Sieggraben: Das Skandal-Heim wird geschlossen
Freitagmittag: Im und vor dem Flüchltingsheim im burgenländischen Sieggraben herrscht hektisches Treiben. Vor dem Haus warten einige Taxis. "Ich habe meinen Koffer fertig gepackt", sagt Ahmad Sagal. Erst in der Früh hatten er und die anderen 20 Hausbewohner erfahren, dass sie umziehen werden. Während die einen froh sind, das desolate Flüchtlingsheim verlassen zu können, macht sich bei anderen Angst breit. "Ich weiß nicht, wo sie mich jetzt hinbringen. Was erwartet uns dort", fragt ein 23-jähriger Senegalese. Die Flüchtlingsbetreuerin versucht den Mann zu beruhigen.
Am Dienstag machte der KURIER desaströse Zustände im Flüchtlingsheim Sieggraben publik. In dem ehemaligen Bordell waren bis Freitag knapp 20 Flüchtlinge untergebracht – in der Einöde warteten sie auf den Ausgang ihrer Asylverfahren. In der einstigen Madame Bar sind Sanitäranlagen teils ohne Strom, Fenster undicht, Heizkörper kaputt. Zustände, die die Landesregierung bis Dienstag offenbar nicht interessierten. Doch nach dem Bericht distanzierte sich selbst das Innenministerium von den burgenländischen Behörden. "Wir haben sofort unangekündigte Kontrollen in den Einrichtungen durchgeführt", heißt es aus dem Büro von Landesrat Peter Rezar (SPÖ). Die Konsequenz: "Der Vertrag mit dem Quartiersgeber wurde gekündigt. Die Flüchtlinge werden in andere Heime gebracht."

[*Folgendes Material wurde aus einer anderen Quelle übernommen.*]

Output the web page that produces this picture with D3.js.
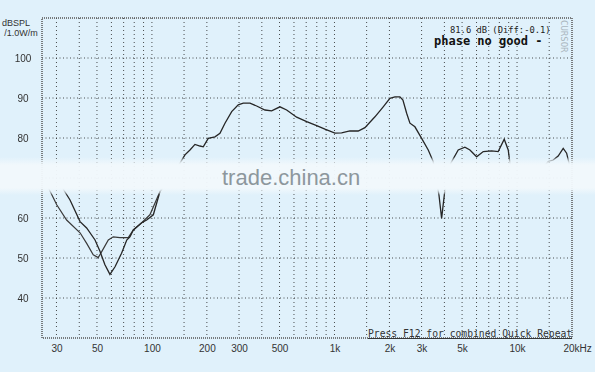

Am Donnerstag sah die Lage noch anders aus. Just jener Flüchtling, der dem KURIER Einblicke in das Ex-Puff gewährte, sollte plötzlich aus der Grundversorgung fallen und auf die Straße gesetzt werden. Was den Anschein eines Revanchefouls seitens der Quartiersgeber und der Landesflüchtlingsstelle erweckte, soll am Ende nichts als ein Missverständnis gewesen sein. Auf Nachfrage wurde im Büro Rezars versichert: "Die Fakten, auf denen die Aufkündigung basierte, waren falsch. Flüchtling T. bleibt in der Grundversorgung."
Tauziehen
Nach der Schließung stellt sich noch eine Frage: Ist Sieggraben ein Einzelfall? Peter Hacker befürchtet nicht. Der Chef vom Fonds Soziales Wien sitzt seit Monaten mit Vertretern anderer Bundesländer und mit Beamten des Innenministeriums am Verhandlungstisch. Es geht um Geld und um die Frage, wo Flüchtlinge künftig untergebracht werden. "Die Ministerin muss die für Jänner versprochene Erhöhung der Tagsätze endlich umsetzen", fordert Hacker. Private Quartiersgeber wie jene in Sieggraben bekommen pro Tag und Flüchtling 17 Euro. "Das ist zu wenig", sagen Hacker und Christoph Riedl von der Diakonie unisono. "Damit ist es ja schon schwer, bestehende Quartiere menschenwürdig zu führen." Die in Aussicht gestellte Erhöhung von 17 auf 19 Euro wäre zumindest ein erster Schritt.
Im Ministerium heißt es: "An uns wird es nicht scheitern, rückwirkend höhere Tagsätze auszubezahlen." Eine entsprechendes Übereinkommen sei absehbar.
Doch auch in einer zweiten Frage gehen die Meinungen darüber, wie sinnvolle Flüchtlingspolitik auszusehen hat, stark auseinander. Im Ministerium spielt man mit dem Gedanken, Flüchtlinge mit rechtskräftig negativem Asylbescheid, die nicht aktiv an der eigenen Ausreise mitwirken, aus der Grundversorgung zu kippen. "Das wird es mit Wien sicher nicht spielen", sagt Hacker, "Andernfalls wäre die Gefahr einer Kriminalisierung groß."